I have two data sets (DS1 and DS2). DS1 contains a narrative text field (Description_S).
DS2 contains a narrative text field (Description_C). The two narrative fields (Description_S and Description_C) are from completely different systems and should NEVER have common content. Specifically, it has been discovered that content from Description_S is being either typed or copied-and-pasted into the Description_C field which is a major issue. So, I am trying to use Python to determine if there are common strings or an intersection between the two fields. Both narrative fields can get quite lengthy. Description_S is actually type CLOB in Teradata. Any ideas on how to solve this issue? I had looked at the set/intersection method in Python, but wanted to get advice from the Forum first.

Thank you in advance.
Have you looked at difflib? I think it would give better answers than sets, but it would be a lot slower. If you decided to go with set intersections, I would look at removing stop words before comparing.

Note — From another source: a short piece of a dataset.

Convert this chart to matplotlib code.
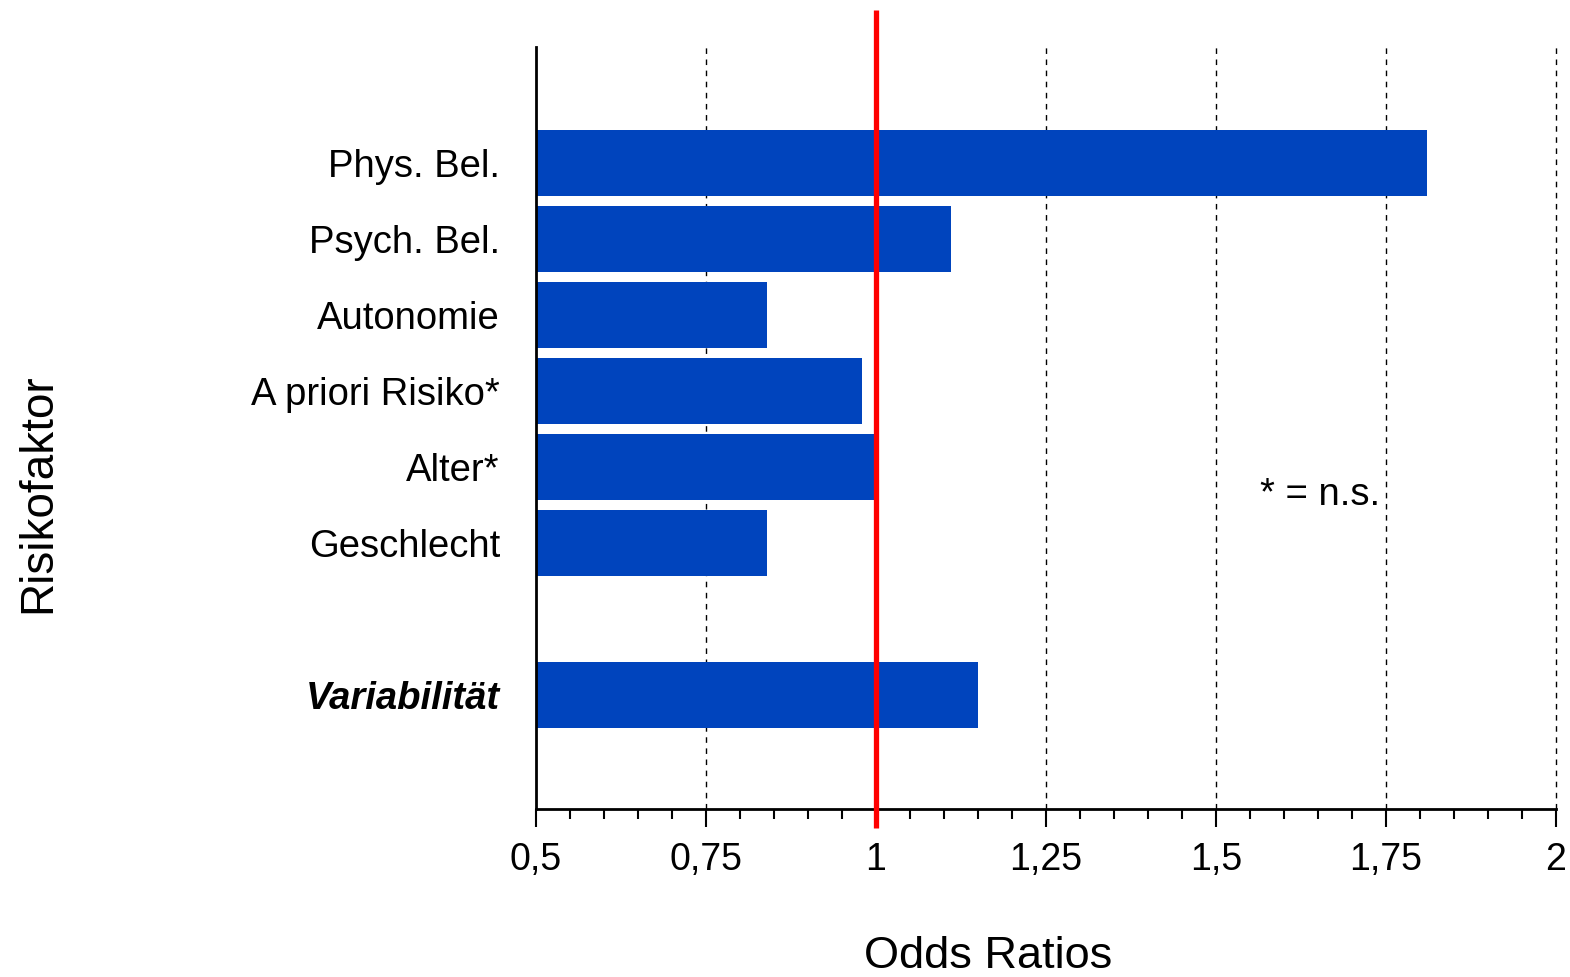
import matplotlib
matplotlib.use("Agg")
import matplotlib.pyplot as plt
from matplotlib.ticker import MultipleLocator, FixedLocator

plt.rcParams['font.family'] = ['Liberation Sans', 'DejaVu Sans']

categories = ["Phys. Bel.", "Psych. Bel.", "Autonomie", "A priori Risiko*",
              "Alter*", "Geschlecht", "Variabilität"]
positions = [0, 1, 2, 3, 4, 5, 7]
odds_ratios = [1.81, 1.11, 0.84, 0.98, 1.00, 0.84, 1.15]
xticks = [0.5, 0.75, 1.0, 1.25, 1.5, 1.75, 2.0]
xtick_labels = ["0,5", "0,75", "1", "1,25", "1,5", "1,75", "2"]
grid_at = [0.75, 1.25, 1.5, 1.75, 2.0]
reference_value = 1.0

W, H = 1570, 977
fig = plt.figure(figsize=(W / 100, H / 100), dpi=100)
ax = fig.add_axes([536 / W, 1 - 809 / H, (1556 - 536) / W, (809 - 47) / H])

bar_color = "#0044BD"
ax.barh(positions, [v - 0.5 for v in odds_ratios], left=0.5, height=0.87,
        color=bar_color, edgecolor="none", zorder=2)

ax.set_xlim(0.5, 2.0)
ax.set_ylim(8.5, -1.53)

for g in grid_at:
    ax.axvline(g, color="black", lw=1.0, linestyle=(0, (4, 4)), zorder=1,
               clip_on=False)

ax.plot([reference_value, reference_value], [8.75, -2.02], color="#FF0000",
        lw=3.8, clip_on=False, zorder=5, solid_capstyle="butt")

ax.spines["top"].set_visible(False)
ax.spines["right"].set_visible(False)
ax.spines["left"].set_linewidth(2.0)
ax.spines["bottom"].set_linewidth(2.0)

ax.xaxis.set_major_locator(FixedLocator(xticks))
ax.set_xticklabels(xtick_labels)
ax.xaxis.set_minor_locator(MultipleLocator(0.05))
ax.tick_params(axis="x", which="major", direction="out", length=13, width=1.5,
               labelsize=27, pad=11)
ax.tick_params(axis="x", which="minor", direction="out", length=7, width=1.5)

ax.set_yticks(positions)
ax.set_yticklabels(categories)
ax.tick_params(axis="y", length=0, labelsize=27.5, pad=26)
for lbl in ax.get_yticklabels():
    if lbl.get_text() == "Variabilität":
        lbl.set_fontweight("bold")
        lbl.set_fontstyle("italic")

fig.text(988 / W, 1 - 956 / H, "Odds Ratios", fontsize=32.5, ha="center", va="center")
fig.text(38 / W, 1 - 493 / H, "Risikofaktor", fontsize=33, ha="center", va="center",
         rotation=90)
ax.text(1.565, 4.37, "* = n.s.", fontsize=27.5, ha="left", va="center")

fig.savefig("out.png", dpi=100, facecolor="white")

(Jun-24-2019, 02:32 PM)ichabod801 Wrote: [ -> ]Have you looked at difflib? I think it would give better answers than sets, but it would be a lot slower. If you decided to go with set intersections, I would look at removing stop words before comparing.

I had not considered difflib, but I've been researching it since your post. Thank you for the suggestion.
I think it could be a viable option, so I'm going to try both methods.